You can safely ignore the message “groups: cannot find name for group ID 1000” when you start the Docker image.
To check your installation, run a smoke test:
I have no name!@diode:/OpenROAD-flow-scripts$ cd flow
I have no name!@diode:/OpenROAD-flow-scripts/flow$ make
This will run, by default, the design GCD (Greatest Common Divisor) in the Nangate 45nm technology. It will run the flow from synthesis to routing, and you will get a lot of output, but it should end with something like this:
Log Elapsed seconds Peak Memory/MB
1_1_yosys 0 42
1_1_yosys_canonicalize 0 38
2_1_floorplan 0 97
2_2_floorplan_macro 0 93
2_3_floorplan_tapcell 0 93
2_4_floorplan_pdn 0 95
3_1_place_gp_skip_io 0 94
3_2_place_iop 0 94
3_3_place_gp 1 194
3_4_place_resized 0 113
3_5_place_dp 0 99
4_1_cts 4 120
5_1_grt 10 213
5_2_route 17 1175
5_3_fillcell 0 97
6_1_fill 0 95
6_1_merge 1 390
6_report 0 137
Total 33 1175
Note, there might be a few “WARNING” messages, but that is ok.

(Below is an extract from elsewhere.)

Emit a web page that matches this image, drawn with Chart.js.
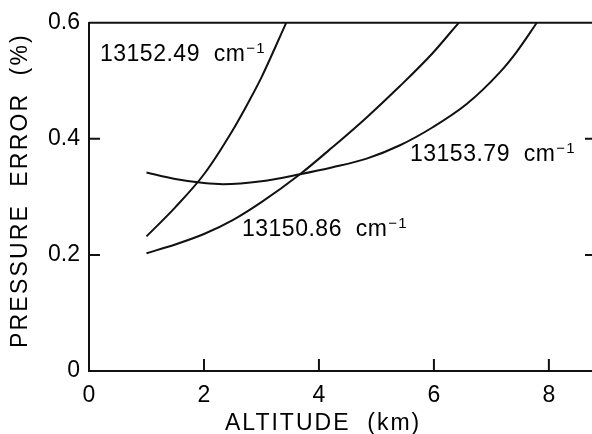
<!DOCTYPE html>
<html>
<head>
<meta charset="utf-8">
<script src="https://cdn.jsdelivr.net/npm/chart.js@4"></script>
<style>
  html, body { margin: 0; padding: 0; background: #fff; }
  canvas { display: block; }
</style>
</head>
<body>
<canvas id="chart" width="592" height="434"></canvas>
<script>
// altitude (km) / pressure error (%) for each line
const altA = [1.0, 1.5, 2.0, 2.5, 2.8, 3.0, 3.43];
const errA = [0.232, 0.282, 0.339, 0.415, 0.468, 0.506, 0.60];

const altB = [1.0, 1.5, 2.0, 2.5, 3.0, 3.67, 4.24, 4.83, 5.41, 5.98, 6.43];
const errB = [0.203, 0.218, 0.236, 0.26, 0.291, 0.339, 0.386, 0.437, 0.491, 0.548, 0.60];

const altC = [1.0, 1.5, 2.0, 2.33, 3.0, 3.67, 4.24, 4.83, 5.41, 5.98, 6.57, 7.15, 7.44, 7.79];
const errC = [0.342, 0.331, 0.324, 0.322, 0.327, 0.339, 0.351, 0.366, 0.389, 0.42, 0.46, 0.515, 0.55, 0.60];

const seriesNames = ["13152.49", "13150.86", "13153.79"];
const yTicks = [0, 0.2, 0.4, 0.6];
const xTicks = [0, 2, 4, 6, 8];

// where the line names sit (left x, baseline y in px)
const labelSpots = [[100, 61], [242, 236], [410, 161]];

function toPoints(xs, ys) {
  return xs.map((x, i) => ({ x: x, y: ys[i] }));
}

Chart.defaults.font.family = "'Liberation Sans', Arial, sans-serif";
Chart.defaults.color = "#000";

function lineSet(name, xs, ys) {
  return {
    label: name,
    data: toPoints(xs, ys),
    showLine: true,
    borderColor: "#111",
    borderWidth: 2,
    pointRadius: 0,
    cubicInterpolationMode: "monotone",
    fill: false
  };
}

// extra bits: top frame, inward ticks, titles, curve labels
const decor = {
  id: "decor",
  afterDraw(chart) {
    const ctx = chart.ctx;
    const a = chart.chartArea;
    const xs = chart.scales.x;
    const ys = chart.scales.y;
    ctx.save();
    ctx.strokeStyle = "#111";
    ctx.lineWidth = 2;

    // top line
    ctx.beginPath();
    ctx.moveTo(a.left, a.top);
    ctx.lineTo(a.right, a.top);
    ctx.stroke();

    // y ticks pointing in, left and right
    yTicks.forEach(v => {
      if (v === 0 || v === 0.6) return;
      const py = ys.getPixelForValue(v);
      ctx.beginPath();
      ctx.moveTo(a.left, py);
      ctx.lineTo(a.left + 11, py);
      ctx.moveTo(a.right - 7, py);
      ctx.lineTo(a.right, py);
      ctx.stroke();
    });

    // x ticks pointing up
    xTicks.forEach(v => {
      if (v === 0) return;
      const px = xs.getPixelForValue(v);
      ctx.beginPath();
      ctx.moveTo(px, a.bottom);
      ctx.lineTo(px, a.bottom - 12);
      ctx.stroke();
    });

    ctx.fillStyle = "#000";
    ctx.textAlign = "left";
    ctx.textBaseline = "alphabetic";

    // axis titles
    ctx.font = "23px 'Liberation Sans', Arial, sans-serif";
    ctx.letterSpacing = "2px";
    ctx.fillText("ALTITUDE  (km)", 225, 430);

    ctx.save();
    ctx.translate(27, 348);
    ctx.rotate(-Math.PI / 2);
    ctx.letterSpacing = "2.2px";
    ctx.fillText("PRESSURE  ERROR  (%)", 0, 0);
    ctx.restore();

    // line names with cm^-1
    seriesNames.forEach((name, i) => {
      const [lx, ly] = labelSpots[i];
      ctx.font = "23px 'Liberation Sans', Arial, sans-serif";
      ctx.letterSpacing = "0.5px";
      const main = name + "  cm";
      ctx.fillText(main, lx, ly);
      const w = ctx.measureText(main).width;
      ctx.font = "15px 'Liberation Sans', Arial, sans-serif";
      ctx.letterSpacing = "1px";
      ctx.fillText("\u22121", lx + w + 1, ly - 8);
    });

    ctx.restore();
  }
};

new Chart(document.getElementById("chart"), {
  type: "scatter",
  data: {
    datasets: [
      lineSet(seriesNames[0], altA, errA),
      lineSet(seriesNames[1], altB, errB),
      lineSet(seriesNames[2], altC, errC)
    ]
  },
  options: {
    responsive: false,
    animation: false,
    layout: { padding: { left: 0, right: 0, top: 22, bottom: 0 } },
    plugins: {
      legend: { display: false },
      tooltip: { enabled: false }
    },
    scales: {
      x: {
        type: "linear",
        min: 0,
        max: 8.75,
        grid: { display: false, drawTicks: false },
        border: { display: true, color: "#111", width: 2 },
        ticks: {
          stepSize: 2,
          includeBounds: false,
          padding: 11,
          font: { size: 23 },
          color: "#000",
          maxRotation: 0
        },
        afterFit: s => { s.height = 63; }
      },
      y: {
        type: "linear",
        min: 0,
        max: 0.6,
        grid: { display: false, drawTicks: false },
        border: { display: true, color: "#111", width: 2 },
        ticks: {
          stepSize: 0.2,
          padding: 9,
          font: { size: 23 },
          color: "#000",
          callback: v => (Math.abs(v) < 1e-9 ? "0" : v.toFixed(1))
        },
        afterFit: s => { s.width = 89; }
      }
    }
  },
  plugins: [decor]
});
</script>
</body>
</html>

To view the final result, you can run:
I have no name!@diode:/OpenROAD-flow-scripts/flow$ make gui_final
which should open the GCD design like this:
You may get the following error if you try to run GUI applications from the docker.
Authorization required, but no authorization protocol specified
Could not load the Qt platform plugin "xcb" in "" even though it was found.
You can resolve this by running:
xhost +local:
before you start the Docker image. This will give the docker container permission to access your display server (X11).